The first time on the street
The first time I sat with a friend in a small pedestrian zone in Berlin Schöneberg in front of a café - at that time I was already very grateful to her for the impulse to sit down with me on the street, because alone it would probably have taken a few more weeks or months until I would have dared to do it.
And since that moment it was love on first sight. I got up, had breakfast and went off to sit on the street and play for people all day. I continued for months, if I remember correctly even for a few years.
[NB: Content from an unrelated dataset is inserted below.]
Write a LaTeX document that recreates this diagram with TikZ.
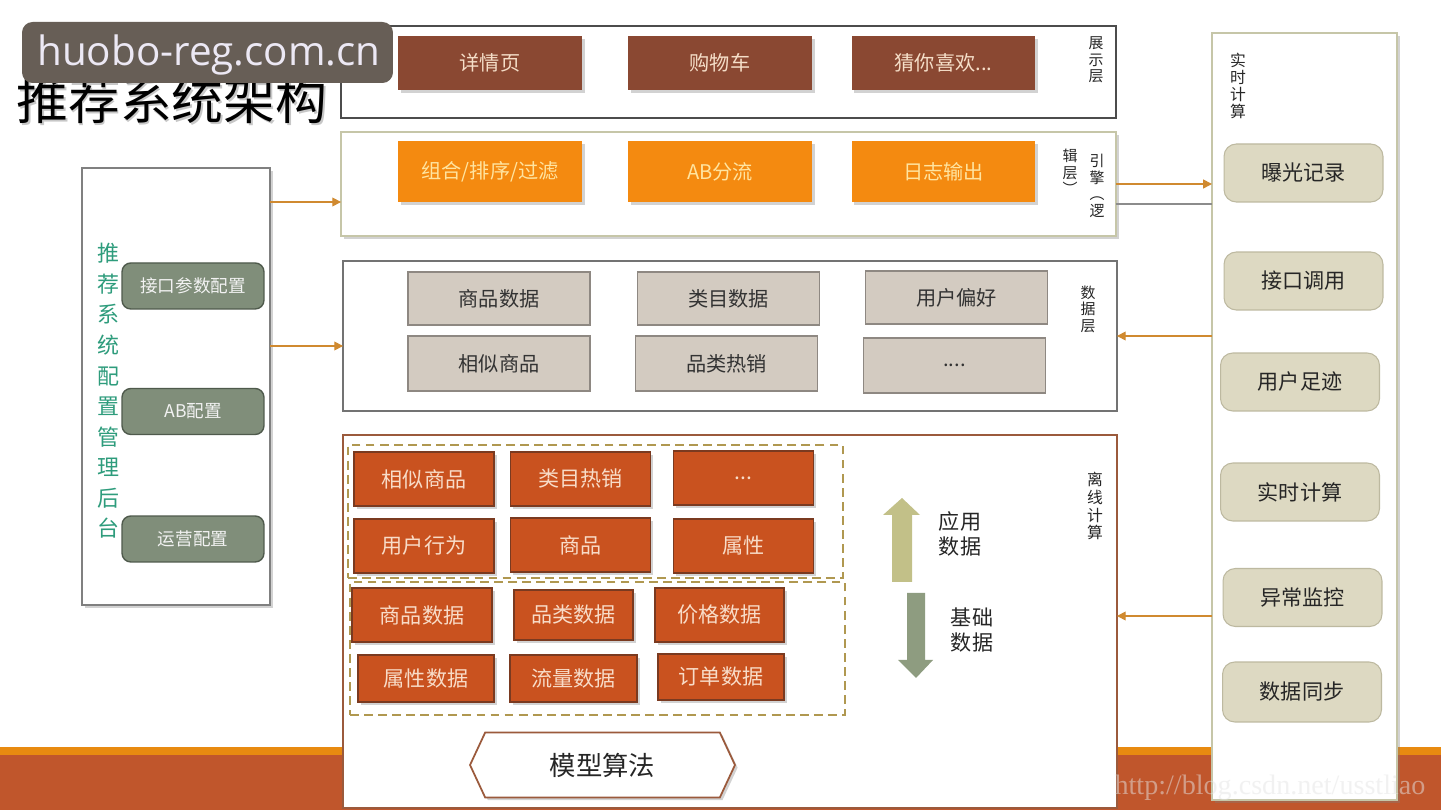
\documentclass[tikz,border=0pt]{standalone}
\usepackage{fontspec}
\setmainfont{Noto Sans CJK SC}
\newfontfamily\wmfont{Open Sans}
\newfontfamily\serifwm{Liberation Serif}
\usetikzlibrary{shadows,arrows.meta,shapes.symbols}
\definecolor{showbrown}{HTML}{8A4832}
\definecolor{showtext}{HTML}{F5DEC8}
\definecolor{engorange}{HTML}{F48A10}
\definecolor{engtext}{HTML}{FFE4A0}
\definecolor{datagray}{HTML}{D3CBC1}
\definecolor{databorder}{HTML}{8E8882}
\definecolor{offred}{HTML}{C9521F}
\definecolor{offborder}{HTML}{7A3A20}
\definecolor{offtext}{HTML}{F8DCC8}
\definecolor{dashcol}{HTML}{B09850}
\definecolor{uparr}{HTML}{C2C088}
\definecolor{downarr}{HTML}{8E9C80}
\definecolor{cfggreen}{HTML}{808E7A}
\definecolor{cfgborder}{HTML}{4F5A4C}
\definecolor{tealtext}{HTML}{2E9C7C}
\definecolor{rtbox}{HTML}{DDD9C2}
\definecolor{rtboxborder}{HTML}{BDB9A0}
\definecolor{rtborder}{HTML}{C6C6A8}
\definecolor{arrorange}{HTML}{D08A30}
\definecolor{barorange}{HTML}{E88A10}
\definecolor{barbrown}{HTML}{C0562C}
\definecolor{wmgray}{HTML}{675E56}
\definecolor{wmtext}{HTML}{ECE8F4}
\definecolor{hexborder}{HTML}{9B5A3C}
\tikzset{
  layer/.style={draw, fill=white, inner sep=0pt, outer sep=0pt, line width=1pt},
  shd/.style={drop shadow={shadow xshift=1.5pt, shadow yshift=-1.5pt, opacity=0.35}},
  showbox/.style={fill=showbrown, text=showtext, minimum width=3.68cm, minimum height=1.08cm, inner sep=0pt, font=\fontsize{11.5}{13}\selectfont, shd},
  engbox/.style={fill=engorange, text=engtext, minimum width=3.68cm, minimum height=1.22cm, inner sep=0pt, font=\fontsize{11.5}{13}\selectfont, shd},
  databox/.style={fill=datagray, draw=databorder, line width=0.6pt, text=black!80, minimum width=3.64cm, inner sep=0pt, font=\fontsize{11.5}{13}\selectfont},
  offbox/.style={fill=offred, draw=offborder, line width=0.6pt, text=offtext, inner sep=0pt, font=\fontsize{12}{14}\selectfont, shd},
  dashbox/.style={draw=dashcol, dashed, line width=1pt, dash pattern=on 5pt off 3pt, inner sep=0pt},
  cfgbox/.style={fill=cfggreen, draw=cfgborder, line width=0.8pt, rounded corners=5pt, text=white!95!black, minimum width=2.84cm, minimum height=0.92cm, inner sep=0pt, font=\fontsize{10}{12}\selectfont},
  rtitem/.style={fill=rtbox, draw=rtboxborder, line width=0.6pt, rounded corners=7pt, text=black!85, minimum width=3.18cm, minimum height=1.16cm, inner sep=0pt, font=\fontsize{12}{14}\selectfont},
  vlabel/.style={align=center, inner sep=0pt, text=black!85, font=\fontsize{8.5}{9.4}\selectfont},
  arr/.style={draw=arrorange, line width=0.8pt, -{Triangle[length=5pt,width=5pt]}},
  txt/.style={align=center, inner sep=0pt, text=black!85, font=\fontsize{12}{14.2}\selectfont}
}
\begin{document}
\begin{tikzpicture}[x=0.02cm,y=-0.02cm]
\useasboundingbox (0,0) rectangle (1441,810);
\fill[white] (0,0) rectangle (1441,810);
\fill[barorange] (0,747) rectangle (1441,755);
\fill[barbrown] (0,755) rectangle (1441,810);

% ---------- layers ----------
\node[layer, draw=black!70, minimum width=15.5cm, minimum height=1.84cm] (show) at (728.5,72) {};
\node[layer, draw=rtborder, minimum width=15.5cm, minimum height=2.08cm, shd] (eng) at (728.5,184) {};
\node[layer, draw=black!55, minimum width=15.48cm, minimum height=3.0cm] (data) at (730,336) {};
\node[layer, draw=hexborder, minimum width=15.48cm, minimum height=7.46cm] (off) at (730,621.5) {};

% show layer
\node[showbox] (s1) at (490,63) {详情页};
\node[showbox] (s2) at (720,63) {购物车};
\node[showbox] (s3) at (943.5,63) {猜你喜欢...};
\node[vlabel] (showlbl) at (1096,60) {展\\示\\层};

% engine layer
\node[engbox] (e1) at (490,171.5) {组合/排序/过滤};
\node[engbox] (e2) at (720,171.5) {AB分流};
\node[engbox] (e3) at (943.5,171.5) {日志输出};
\node[vlabel] (englblA) at (1097,186) {引\\擎\\︵\\逻};
\node[vlabel] (englblB) at (1070,172) {辑\\层\\︶};

% data layer
\node[databox, minimum height=1.06cm] (d1) at (499,298.5) {商品数据};
\node[databox, minimum height=1.06cm] (d2) at (728.5,298.5) {类目数据};
\node[databox, minimum height=1.06cm] (d3) at (956.5,297.5) {用户偏好};
\node[databox, minimum height=1.1cm] (d4) at (499,363.5) {相似商品};
\node[databox, minimum height=1.1cm] (d5) at (726.5,363.5) {品类热销};
\node[databox, minimum height=1.1cm] (d6) at (954.5,365.5) {....};
\node[vlabel] (datalbl) at (1088,309) {数\\据\\层};

% offline layer
\node[dashbox, minimum width=9.9cm, minimum height=2.66cm] (dash1) at (595.5,511.5) {};
\node[dashbox, minimum width=9.9cm, minimum height=2.66cm] (dash2) at (597.5,648.5) {};
\node[offbox, minimum width=2.8cm, minimum height=1.08cm] (o1) at (424,479) {相似商品};
\node[offbox, minimum width=2.8cm, minimum height=1.08cm] (o2) at (580.5,479) {类目热销};
\node[offbox, minimum width=2.8cm, minimum height=1.08cm] (o3) at (743.5,478) {...};
\node[offbox, minimum width=2.8cm, minimum height=1.08cm] (o4) at (424,546) {用户行为};
\node[offbox, minimum width=2.8cm, minimum height=1.08cm] (o5) at (580.5,545) {商品};
\node[offbox, minimum width=2.8cm, minimum height=1.08cm] (o6) at (743.5,546) {属性};
\node[offbox, minimum width=2.8cm, minimum height=1.08cm] (o7) at (422,615) {商品数据};
\node[offbox, minimum width=2.38cm, minimum height=1.0cm] (o8) at (573.5,615) {品类数据};
\node[offbox, minimum width=2.58cm, minimum height=1.08cm] (o9) at (719.5,615) {价格数据};
\node[offbox, minimum width=2.72cm, minimum height=0.94cm] (o10) at (426,678.5) {属性数据};
\node[offbox, minimum width=2.54cm, minimum height=0.94cm] (o11) at (573.5,678.5) {流量数据};
\node[offbox, minimum width=2.52cm, minimum height=0.92cm] (o12) at (721,677) {订单数据};
\node[vlabel, font=\fontsize{9}{10.2}\selectfont] (offlbl) at (1095,506) {离\\线\\计\\算};

% up / down block arrows
\fill[uparr] (892,582) -- (892,515) -- (883,515) -- (902,498) -- (920,515) -- (912,515) -- (912,582) -- cycle;
\fill[downarr] (907,593) -- (925,593) -- (925,660) -- (933,660) -- (916,678) -- (898,660) -- (907,660) -- cycle;
\node[txt] (appdata) at (960,534) {应用\\数据};
\node[txt] (basedata) at (972,630) {基础\\数据};

% model algorithm
\node[signal, signal to=west and east, signal pointer angle=130, draw=hexborder, line width=1pt, fill=white,
      minimum width=5.3cm, minimum height=1.3cm, inner sep=0pt, text=black!85,
      font=\fontsize{15}{17}\selectfont, shd] (model) at (602.5,765) {模型算法};

% ---------- right column ----------
\node[layer, draw=rtborder, line width=1.2pt, minimum width=3.7cm, minimum height=15.34cm, shd] (rt) at (1304.5,416.5) {};
\node[vlabel, font=\fontsize{9}{9.8}\selectfont] (rtlbl) at (1238,86) {实\\时\\计\\算};
\node[rtitem] (r1) at (1303.5,173) {曝光记录};
\node[rtitem] (r2) at (1303.5,281) {接口调用};
\node[rtitem] (r3) at (1300,382) {用户足迹};
\node[rtitem] (r4) at (1300,492) {实时计算};
\node[rtitem] (r5) at (1302.5,597.5) {异常监控};
\node[rtitem, minimum height=1.2cm] (r6) at (1302,692) {数据同步};

% ---------- left panel ----------
\node[layer, draw=black!50, line width=0.9pt, minimum width=3.76cm, minimum height=8.74cm, shd] (left) at (176,386.5) {};
\node[align=center, inner sep=0pt, text=tealtext, font=\fontsize{12.5}{17.4}\selectfont] (leftlbl) at (108,391) {推\\荐\\系\\统\\配\\置\\管\\理\\后\\台};
\node[cfgbox] (c1) at (193,286) {接口参数配置};
\node[cfgbox] (c2) at (193,411.5) {AB配置};
\node[cfgbox] (c3) at (193,539) {运营配置};

% ---------- connectors ----------
\coordinate (yA) at (0,202);
\coordinate (yB) at (0,346);
\coordinate (yC) at (0,204);
\coordinate (yD) at (0,616);
\draw[arr] (left.east |- yA) -- (eng.west |- yA);
\draw[arr] (left.east |- yB) -- (data.west |- yB);
\draw[arr] (eng.east) -- (rt.west |- eng.east);
\draw[draw=black!45, line width=0.8pt] (eng.east |- yC) -- (rt.west |- yC);
\draw[arr] (rt.west |- data.east) -- (data.east);
\draw[arr] (rt.west |- yD) -- (off.east |- yD);

% ---------- title & watermarks ----------
\node[inner sep=0pt, text=black!22, font=\fontsize{29.5}{32}\selectfont] (titleshadow) at (173.5,101.5) {推荐系统架构};
\node[inner sep=0pt, text=black, font=\fontsize{29.5}{32}\selectfont] (title) at (172,100) {推荐系统架构};
\node[fill=wmgray, rounded corners=6pt, minimum width=7.42cm, minimum height=1.22cm, inner sep=0pt] (wm) at (207.5,52.5) {};
\node[inner sep=0pt, text=wmtext, font=\wmfont\fontsize{23}{26}\selectfont] (wmtxt) at (209,55) {huobo-reg.com.cn};
\node[inner sep=0pt, text=white!80!gray, opacity=0.5, font=\serifwm\fontsize{16}{18}\selectfont] (csdn) at (1270,788) {http://blog.csdn.net/usstliao};
\end{tikzpicture}
\end{document}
Facing the unknown and overcome your fear
What makes playing on the street so special for me is that it gives me an uncanny sense of freedom and connectedness. Not only with my environment, but especially with myself. No place or activity has ever mirrored me myself as clearly and unambiguously as making music on the street. Initially, I was strongly confronted with enduring looks that I perceived as negative or disapproving. While it was the most beautiful thing in the world for me to play handpan, it was also filled with a lot of prejudice to put myself out on the street.
Over the weeks and months, I developed a very special relationship with my new life. My handpan was always on my shoulders even when I went shopping. Even if I was only waiting 2 minutes for the next subway, I would take my handpan out of my bag and play. For me and for the people. I just lived to let my hands fly over my handpan. Here a picture of me playing handpan in the metro station Berlin Turmstraße while waiting for the subway, 2014.
And so my life changed more and more in a direction I had always wanted. The shy, insecure Malte became a person who dared to look into the dark corners of himself - to press on all the points that hurt, because small and big injuries lie underneath. Through this I began to feel myself, to get to know myself. And that is the street music for me - personal development and inner growth.
Often we are asked where we learned to play. Whether we had teachers or watched videos. My answer is always: I learned it on the street.
Thank you for being part of our handpan journey! See you soon, Malte.